JAKARTA — Making music finally became a liberating routine rather than a waiting game for inspiration. That was the experience of an essayist who, in the summer of 2020, took a full three-month sabbatical to finish an album — and came home with a new way of working that convinced him he could make as many albums as he wanted without ever quitting his day job.
Writing for The Verge, he recounted a long journey as a music maker that started back in 2005. Yet for years, he released only one debut album — a work he described as born from the “innocence and ignorance” of his youth. Beyond that, about two dozen songs got finished at various points, but none ever felt strong enough to shape into a complete record.
What changed came down to something deceptively simple: time. Lots of it. And the slow pressure of a deadline that gradually rewired how he thought about the creative process.
Music stopped being about waiting for a spark
During the first two months of that long sabbatical, he spent roughly 10 hours a day focused solely on music. He watched tutorials, sharpened his technique, and assembled around 10 new songs. From that grind, he realized his core problem wasn’t a lack of talent. It was a way of working that hinged entirely on special moments.
“Writing a song always felt like a special achievement,” he wrote. “Something that only happened if the stars aligned.”
That line matters. A lot of people with creative hobbies fall into exactly the same trap: waiting for the right mood, the right inspiration, the right atmosphere.
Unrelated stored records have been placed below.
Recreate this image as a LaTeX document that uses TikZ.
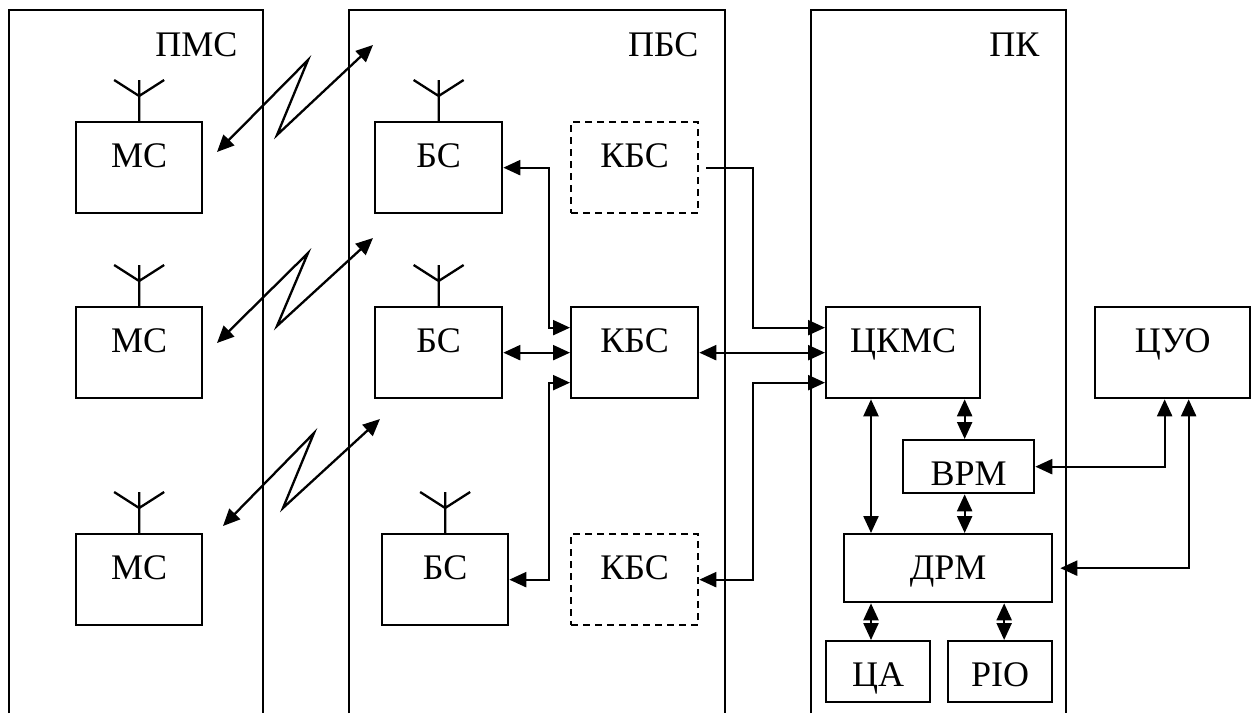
\documentclass[tikz,border=0pt]{standalone}
\usepackage{fontspec}
\setmainfont{Liberation Serif}
\usetikzlibrary{arrows.meta}

\begin{document}
\begin{tikzpicture}[
        x=1pt, y=-1pt,
        >={Triangle[length=17pt, width=15pt]},
        every node/.style={font=\fontsize{36}{40}\selectfont},
        block/.style={draw, line width=2.3pt, anchor=north west, inner sep=0pt, text height=45pt, text depth=46pt},
        spare/.style={block, dash pattern=on 7pt off 5pt},
        panel/.style={line width=2.3pt},
        ant/.style={line width=2.3pt},
        conn/.style={line width=2.3pt, <->},
        feed/.style={line width=2.3pt, ->}
    ]
        \useasboundingbox (0,0) rectangle (1254,713);

        % Panels
        \draw[panel] (9,713) |- (263,10) -- (263,713);
        \draw[panel] (349,713) |- (725,10) -- (725,713);
        \draw[panel] (811,713) |- (1066,10) -- (1066,713);
        \node[anchor=base east] (pms) at (241,56) {ПМС};
        \node[anchor=base east] (pbs) at (702,56) {ПБС};
        \node[anchor=base east] (pk) at (1043,56) {ПК};

        % Mobile stations
        \node[block, minimum width=126pt] (ms1) at (75,121) {МС};
        \node[block, minimum width=126pt] (ms2) at (75,306) {МС};
        \node[block, minimum width=126pt] (ms3) at (75,533) {МС};

        % Base stations and controllers
        \node[block, minimum width=127pt] (bs1) at (374,121) {БС};
        \node[block, minimum width=127pt] (bs2) at (374,306) {БС};
        \node[block, minimum width=126pt] (bs3) at (381,533) {БС};
        \node[spare, minimum width=127pt] (kbs1) at (570,121) {КБС};
        \node[block, minimum width=127pt] (kbs2) at (570,306) {КБС};
        \node[spare, minimum width=127pt] (kbs3) at (570,533) {КБС};

        % Switching centre
        \node[block, minimum width=154pt] (ckms) at (825,306) {ЦКМС};
        \node[block, minimum width=155pt] (cuo) at (1094,306) {ЦУО};
        \node[block, minimum width=131pt, text depth=8pt] (vrm) at (902,439) {ВРМ};
        \node[block, minimum width=208pt, text depth=23pt] (drm) at (843,533) {ДРМ};
        \node[block, minimum width=104pt, text depth=16pt] (ca) at (825,640) {ЦА};
        \node[block, minimum width=104pt, text depth=16pt] (pio) at (947,640) {PIO};

        % Antennas
        \foreach \b in {ms1,ms2,ms3,bs1,bs2,bs3}
            \draw[ant] (\b.north) -- ++(0,-41) (\b.north) ++(-25,-41) -- ++(25,16) -- ++(25,-16);

        % Radio links
        \coordinate (m1) at (217,152);
        \coordinate (b1) at (373,45);
        \coordinate (m2) at (217,343);
        \coordinate (b2) at (373,238);
        \coordinate (m3) at (223,526);
        \coordinate (b3) at (380,419);
        \draw[conn] (m1) -- (308,60) -- (277,135) -- (b1);
        \draw[conn] (m2) -- (308,253) -- (277,326) -- (b2);
        \draw[conn] (m3) -- (314,433) -- (283,508) -- (b3);

        % BS -- KBS links
        \draw[conn] (bs1.east) -- ++(46,0) |- ([yshift=25pt]kbs2.west);
        \draw[conn] (bs2.east) -- (kbs2.west);
        \draw[conn] (bs3.east) -- ++(40,0) |- ([yshift=-30pt]kbs2.west);

        % KBS -- CKMS links
        \draw[feed] ([xshift=7pt]kbs1.east) -- ++(47,0) |- ([yshift=25pt]ckms.west);
        \draw[conn] (kbs2.east) -- (ckms.west);
        \draw[conn] (kbs3.east) -- ++(54,0) |- ([yshift=-30pt]ckms.west);

        % Inside the centre
        \coordinate (c1) at ([xshift=46pt]ckms.south west);
        \coordinate (c2) at ([xshift=-4pt]vrm.north);
        \coordinate (c3) at ([xshift=4pt]pio.north);
        \draw[conn] (c1) -- (c1 |- drm.north);
        \draw[conn] (c1 |- drm.south) -- (c1 |- ca.north);
        \draw[conn] (c2) -- (c2 |- ckms.south);
        \draw[conn] (c2 |- vrm.south) -- (c2 |- drm.north);
        \draw[conn] (c3) -- (c3 |- drm.south);

        % CUO links
        \draw[conn] (vrm.east) -| ([xshift=-8pt]cuo.south);
        \draw[conn] ([xshift=7pt]drm.east) -| ([xshift=16pt]cuo.south);
    \end{tikzpicture}
\end{document}
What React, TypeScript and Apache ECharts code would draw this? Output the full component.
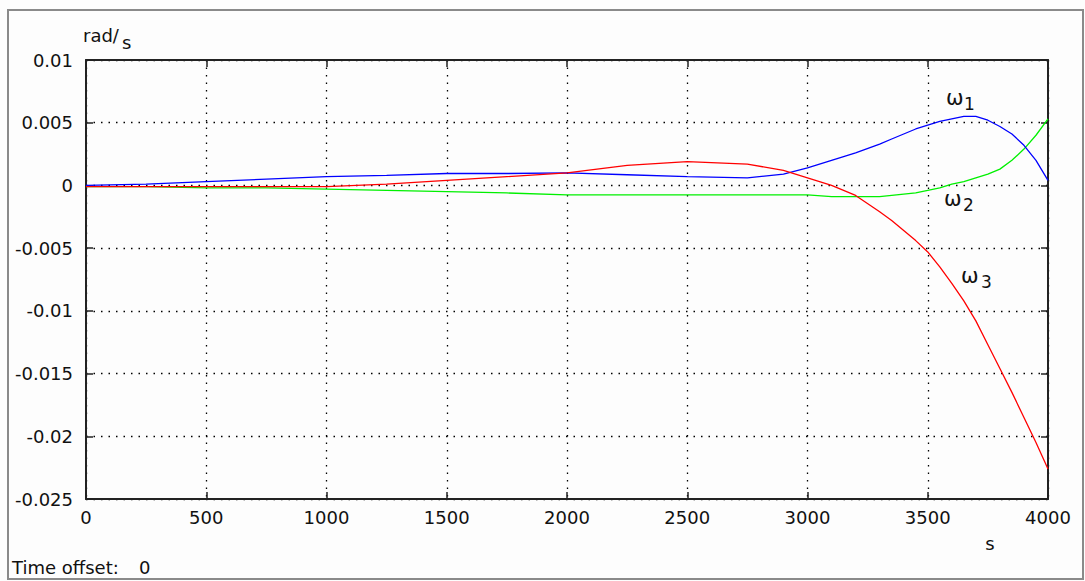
import React, { useEffect, useRef } from "react";
import * as echarts from "echarts";

const times = [0, 250, 500, 750, 1000, 1250, 1500, 1750, 2000, 2250, 2500, 2750, 2900, 3000, 3100, 3200, 3300, 3350, 3400, 3450, 3500, 3550, 3600, 3650, 3700, 3750, 3800, 3850, 3900, 3950, 4000];
const omega1 = [0.0, 0.0001, 0.0003, 0.0005, 0.0007, 0.0008, 0.00095, 0.00095, 0.001, 0.00085, 0.0007, 0.0006, 0.0009, 0.0014, 0.002, 0.0026, 0.0033, 0.0037, 0.0041, 0.0045, 0.0048, 0.0051, 0.0053, 0.0055, 0.0055, 0.0052, 0.0047, 0.0041, 0.0032, 0.002, 0.0004];
const omega2 = [-0.0001, -0.0001, -0.0002, -0.0002, -0.0003, -0.0004, -0.0005, -0.0006, -0.00075, -0.00075, -0.00075, -0.00075, -0.00075, -0.00075, -0.0009, -0.0009, -0.0009, -0.0008, -0.0007, -0.0006, -0.0004, -0.0002, 0.0001, 0.0003, 0.0006, 0.0009, 0.0013, 0.002, 0.0029, 0.004, 0.0053];
const omega3 = [-0.0001, -0.0001, -0.0001, -0.0001, -0.0001, 0.0001, 0.0004, 0.0007, 0.001, 0.0016, 0.0019, 0.0017, 0.0012, 0.0006, 0.0, -0.0008, -0.0021, -0.0028, -0.0036, -0.0044, -0.0053, -0.0065, -0.0078, -0.0092, -0.0108, -0.0127, -0.0146, -0.0165, -0.0185, -0.0205, -0.0226];
const xTicks = { min: 0, max: 4000, interval: 500 };
const yTicks = { min: -0.025, max: 0.01, interval: 0.005 };

const FONT = "DejaVu Sans";

export default function App() {
  const ref = useRef<HTMLDivElement>(null);
  useEffect(() => {
    if (!ref.current) return;
    const chart = echarts.init(ref.current, undefined, { renderer: "svg" });
    const pair = (vals: number[]) => times.map((t, i) => [t, vals[i]]);
    const frameAxisLine = { show: true, onZero: false, lineStyle: { color: "#222", width: 2 } };
    const tick = { show: true, inside: true, length: 7, lineStyle: { color: "#222", width: 1.5 } };
    const grid = { show: true, lineStyle: { color: "#000", width: 1.3, type: [1.5, 6] as any } };
    const txt = (x: number, y: number, text: string, fontSize: number, align = "left") => ({
      type: "text", x, y, style: { text, fontFamily: FONT, fontSize, fill: "#111", align, verticalAlign: "middle" },
    });
    const line = (name: string, vals: number[], color: string, z: number) => ({
      type: "line", name, data: pair(vals), showSymbol: false,
      lineStyle: { color, width: 1.3 }, z,
    });
    chart.setOption({
      animation: false,
      backgroundColor: "#fdfdfd",
      grid: { left: 86, top: 60, width: 962, height: 439, show: false },
      xAxis: [
        {
          type: "value", ...xTicks, position: "bottom",
          axisLine: frameAxisLine, axisTick: tick, splitLine: grid,
          axisLabel: { color: "#111", fontFamily: FONT, fontSize: 18, margin: 9, formatter: (v: number) => String(v) },
        },
        {
          type: "value", ...xTicks, position: "top",
          axisLine: frameAxisLine, axisTick: tick, splitLine: { show: false },
          axisLabel: { show: false },
        },
      ],
      yAxis: [
        {
          type: "value", ...yTicks, position: "left",
          axisLine: frameAxisLine, axisTick: tick, splitLine: grid,
          axisLabel: { color: "#111", fontFamily: FONT, fontSize: 18, margin: 13, formatter: (v: number) => String(Math.round(v * 1000) / 1000) },
        },
        {
          type: "value", ...yTicks, position: "right",
          axisLine: frameAxisLine, axisTick: tick, splitLine: { show: false },
          axisLabel: { show: false },
        },
      ],
      series: [
        line("ω1", omega1, "#0000ff", 3),
        line("ω2", omega2, "#00f000", 2),
        line("ω3", omega3, "#ff0000", 4),
      ],
      graphic: [
        { type: "rect", shape: { x: 8, y: 10, width: 1075, height: 569 }, style: { fill: "none", stroke: "#8a8a8a", lineWidth: 2 }, z: 10 },
        txt(83, 35, "rad/", 18),
        txt(122, 42, "s", 18),
        txt(990, 543, "s", 18, "center"),
        txt(12, 567, "Time offset:", 18),
        txt(139, 567, "0", 18),
        txt(946, 98, "ω", 21),
        txt(964, 104, "1", 17),
        txt(944, 199, "ω", 21),
        txt(963, 205, "2", 17),
        txt(961, 276, "ω", 21),
        txt(981, 282, "3", 17),
      ],
    });
    return () => chart.dispose();
  }, []);
  return <div ref={ref} style={{ position: "fixed", left: 0, top: 0, width: 1085, height: 581 }} />;
}
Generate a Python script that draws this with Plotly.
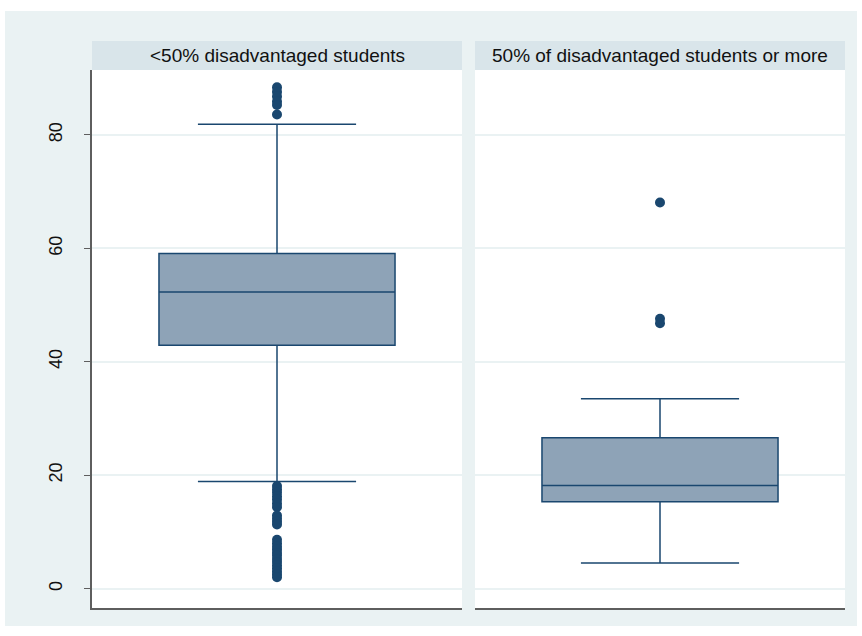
import plotly.graph_objects as go

# Group labels (panel headers)
groups = ["<50% disadvantaged students", "50% of disadvantaged students or more"]

# Box summary statistics per group
q1 = [42.9, 15.3]
median = [52.3, 18.2]
q3 = [59.1, 26.6]
lower_fence = [18.9, 4.5]
upper_fence = [81.9, 33.5]

# Outside values per group
outliers_low_group = [
    88.4, 87.6, 86.8, 85.9, 85.3, 83.6,
    18.1, 17.5, 16.9, 16.3, 15.7, 15.0, 14.4, 12.9, 12.3, 11.8, 11.3,
    8.6, 8.0, 7.4, 6.9, 6.3, 5.8, 5.2, 4.7, 4.1, 3.6, 3.0, 2.5, 2.0,
]
outliers_high_group = [68.1, 47.6, 46.8]

y_ticks = [0, 20, 40, 60, 80]

NAVY = "#1A476F"
BOX_FILL = "#8EA3B7"
BG = "#EAF2F3"
STRIP = "#D9E5EA"
AXIS = "#5E5E5E"

fig = go.Figure()

outlier_sets = [outliers_low_group, outliers_high_group]
for i, name in enumerate(groups):
    xa = "x" if i == 0 else "x2"
    ya = "y" if i == 0 else "y2"
    fig.add_trace(go.Box(
        x=[0], q1=[q1[i]], median=[median[i]], q3=[q3[i]],
        lowerfence=[lower_fence[i]], upperfence=[upper_fence[i]],
        boxpoints=False, width=0.638, whiskerwidth=0.67,
        fillcolor=BOX_FILL, line=dict(color=NAVY, width=1.5),
        xaxis=xa, yaxis=ya, name=name, showlegend=False, hoverinfo="skip",
    ))
    pts = outlier_sets[i]
    fig.add_trace(go.Scatter(
        x=[0] * len(pts), y=pts, mode="markers",
        marker=dict(color=NAVY, size=10, line=dict(width=0)),
        xaxis=xa, yaxis=ya, showlegend=False, hoverinfo="skip",
    ))

y_range = [-3.42, 91.46]
xcommon = dict(range=[-0.5, 0.5], showline=True, linecolor=AXIS, linewidth=1.5,
               showticklabels=False, ticks="", showgrid=False, zeroline=False, fixedrange=True)
ycommon = dict(range=y_range, tickvals=y_ticks, showgrid=True, gridcolor=BG, gridwidth=1.5,
               zeroline=False, fixedrange=True)

d_left = [0, (462 - 92) / 753]
d_right = [(475 - 92) / 753, 1]

fig.update_layout(
    width=862, height=636,
    margin=dict(l=92, r=17, t=70, b=28),
    paper_bgcolor=BG, plot_bgcolor="white",
    font=dict(family="Liberation Sans, Arial, sans-serif", color="#111111"),
    xaxis=dict(domain=d_left, anchor="y", **xcommon),
    xaxis2=dict(domain=d_right, anchor="y2", **xcommon),
    yaxis=dict(anchor="x", showline=True, linecolor=AXIS, linewidth=1.5,
               ticks="outside", ticklen=6, tickcolor=AXIS, tickwidth=1,
               tickangle=-90, ticklabelstandoff=15,
               tickfont=dict(size=18, color="#111111"), **ycommon),
    yaxis2=dict(anchor="x2", matches="y", showline=False, ticks="",
                showticklabels=False, **ycommon),
)

# Panel header strips and titles
strip_top = (608 - 41) / 538
for i, name in enumerate(groups):
    xr = "x domain" if i == 0 else "x2 domain"
    fig.add_shape(type="rect", xref=xr, yref="paper", x0=0, x1=1, y0=1, y1=strip_top,
                  fillcolor=STRIP, line=dict(width=0), layer="below")
    fig.add_annotation(xref=xr, yref="paper", x=0.5, y=(1 + strip_top) / 2,
                       text=name, showarrow=False, xanchor="center", yanchor="middle",
                       font=dict(size=19, color="#111111"))

# White outer margin around the graph region
W = 753
H = 538
for (x0, x1, y0, y1) in [
    ((0 - 92) / W, (5 - 92) / W, -0.06, 1.14),
    ((857 - 92) / W, (862 - 92) / W, -0.06, 1.14),
    (-0.13, 1.03, (608 - 0) / H, (608 - 11) / H),
    (-0.13, 1.03, (608 - 626) / H, (608 - 636) / H),
]:
    fig.add_shape(type="rect", xref="paper", yref="paper", x0=x0, x1=x1, y0=y0, y1=y1,
                  fillcolor="white", line=dict(width=0), layer="above")

fig.write_html("out.html")
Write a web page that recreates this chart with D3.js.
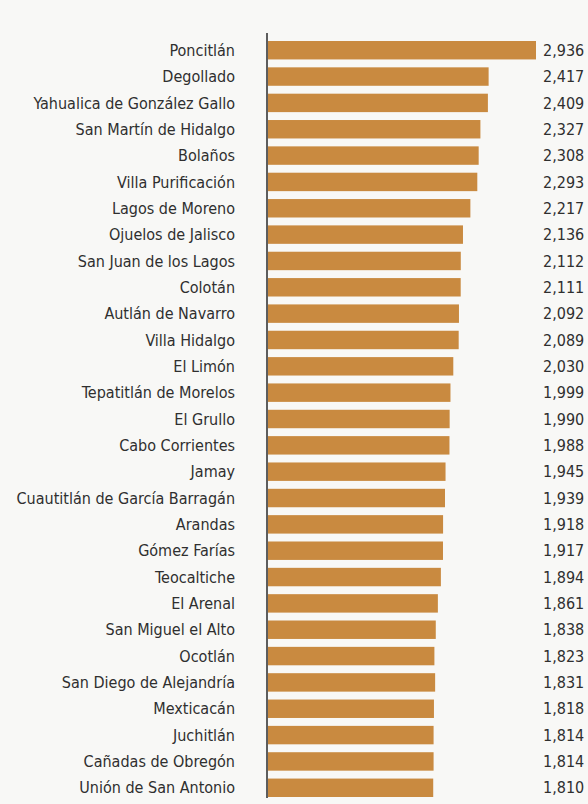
<!DOCTYPE html>
<html>
<head>
<meta charset="utf-8">
<script src="https://cdn.jsdelivr.net/npm/d3@7"></script>
<style>
  body { margin: 0; background: #f8f8f6; }
  svg { display: block; }
  .label { font-family: "Liberation Sans Narrow", "DejaVu Sans Condensed", sans-serif; font-size: 16px; fill: #2f2f2f; }
  .value { font-family: "Liberation Sans Narrow", "DejaVu Sans Condensed", sans-serif; font-size: 16px; fill: #2f2f2f; }
</style>
</head>
<body>
<script>
var municipios = ["Poncitlán", "Degollado", "Yahualica de González Gallo", "San Martín de Hidalgo",
    "Bolaños", "Villa Purificación", "Lagos de Moreno", "Ojuelos de Jalisco", "San Juan de los Lagos",
    "Colotán", "Autlán de Navarro", "Villa Hidalgo", "El Limón", "Tepatitlán de Morelos", "El Grullo",
    "Cabo Corrientes", "Jamay", "Cuautitlán de García Barragán", "Arandas", "Gómez Farías",
    "Teocaltiche", "El Arenal", "San Miguel el Alto", "Ocotlán", "San Diego de Alejandría",
    "Mexticacán", "Juchitlán", "Cañadas de Obregón", "Unión de San Antonio"];
var valores = [2936, 2417, 2409, 2327, 2308, 2293, 2217, 2136, 2112, 2111, 2092, 2089, 2030, 1999,
    1990, 1988, 1945, 1939, 1918, 1917, 1894, 1861, 1838, 1823, 1831, 1818, 1814, 1814, 1810];

window.onload = drawChart();

function drawChart(){
    var width = 588, height = 804;

    var data = municipios.map(function(m, i){
        return { name: m, value: valores[i] };
    });

    var svg = d3.select("body")
        .append("svg")
        .attr("width", width)
        .attr("height", height);

    //horizontal scale for bar length
    var x = d3.scaleLinear()
        .domain([0, d3.max(valores)])
        .range([268, 536]);

    var y = d3.scaleBand()
        .domain(municipios)
        .range([41, 797])
        .paddingInner(0.3);

    svg.selectAll(".bar")
        .data(data)
        .enter()
        .append("rect")
        .attr("class", "bar")
        .attr("x", x(0))
        .attr("y", function(d){ return y(d.name); })
        .attr("width", function(d){ return x(d.value) - x(0); })
        .attr("height", y.bandwidth())
        .style("fill", "#c98a40");

    //vertical axis line
    svg.append("line")
        .attr("x1", 267).attr("x2", 267)
        .attr("y1", 33).attr("y2", 798)
        .style("stroke", "#2a2a2a")
        .style("stroke-width", 1.5);

    svg.selectAll(".label")
        .data(data)
        .enter()
        .append("text")
        .attr("class", "label")
        .attr("x", 235)
        .attr("y", function(d){ return y(d.name) + y.bandwidth() / 2; })
        .attr("dy", "0.35em")
        .attr("text-anchor", "end")
        .text(function(d){ return d.name; });

    svg.selectAll(".value")
        .data(data)
        .enter()
        .append("text")
        .attr("class", "value")
        .attr("x", 543)
        .attr("y", function(d){ return y(d.name) + y.bandwidth() / 2; })
        .attr("dy", "0.35em")
        .text(function(d){ return d3.format(",")(d.value); });
}
</script>
</body>
</html>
The result? Few finished works, and a process that feels agonizing every time it restarts from zero.
He found instead that a more boring, regular, and “professional” approach produced far more music. Not because of sudden inspiration, but because he forced himself to show up — every single day.
Small work, repeated endlessly
The biggest shift came when he started working with other musicians. In September 2020, as his remaining sabbatical days dwindled, he joined several small online techno producer communities. Nearly everyone was stuck at home. People were bored, anxious, and channeling their energy into hobbies.
Collaborations just flowed. One unfinished track became five. Then 10. Then 15. A single morning session could generate 10 usable loops. By afternoon, a mixdown had to be ready because someone else was waiting. His inbox filled with new sketches and follow-up requests.
Music transformed into a series of small “tasks.” He deliberately used the word chores — the kind of mechanical, unglamorous work you just get done. For him, that term was more honest than calling everything a grand “creative process.”
“There’s nothing special about these tasks,” he wrote. “They’re pretty mechanical.”
And that was exactly the point. If a session felt dull, it wasn’t failure. If an idea stalled, he moved to the next task. If nothing felt exciting, he rested and went for a bike ride. There was rhythm. There were breaks. There were habits.
When great results come from terrible sessions
Over time, he started finishing one, then two, then three songs a day without quite realizing it. Most sessions blurred together. Many audio files got throwaway names like “jam a02 idea 5” before he eventually built a proper naming system to keep 200 techno tracks from becoming an impossible tangle.
At this point, the sharpest lesson surfaced: the value of an idea isn’t always visible the moment it’s born. Sometimes only later, once the material has piled up, does a fragment reveal itself as worth keeping. Sometimes the opposite — something that once felt significant turns out to be ordinary.
He wrote that there’s no clear relationship between how satisfied he feels during a session and how compelling the final result turns out to be. Some of his favorite music came from his most frustrating sessions. The magical moment when a great song arrives fully formed in one night? That almost never happened.
This resonates far beyond music — for anyone who makes content, writes songs, designs, or builds digital work. The lesson is simple but blunt: great work rarely comes from romanticizing the process. It comes more often from disciplined repetition, from files organized properly, from deciding to keep going even when the current result doesn’t feel satisfying yet.
What this means for any creative worker
The essayist concluded that he needed to make himself “immune” before he could get good. Not numb — just familiar enough with repetitive work that the awkwardness, fear, and over-reliance on inspiration started to fade.
Had he kept making one song occasionally on weekends, he likely would never have reached that awareness. He needed to live like a full-time musician, even if at first he was only pretending. “I had to fake it to make it,” he wrote.
For the creative industry broadly, this idea carries real weight. Many people assume creativity is born from rare, intensely emotional moments. But behind work that sounds spontaneous, there’s usually a long routine that often feels flat. In Indonesia, this logic is already familiar to bedroom producers, beatmakers, songwriters, and podcasters who build their catalogs slowly, piece by piece.
He now sees finishing a track as work that gets done and then let go. The weight disappears. But the music stays. And that’s what makes him happy.
“I couldn’t be happier,” he wrote. “The labor fades quickly, but the music lasts forever.”
His final message is clear enough. For some people, music feels like a calling. But to reach that point, sometimes you have to treat it like a daily chore first. Not to kill the art — but to let it live longer.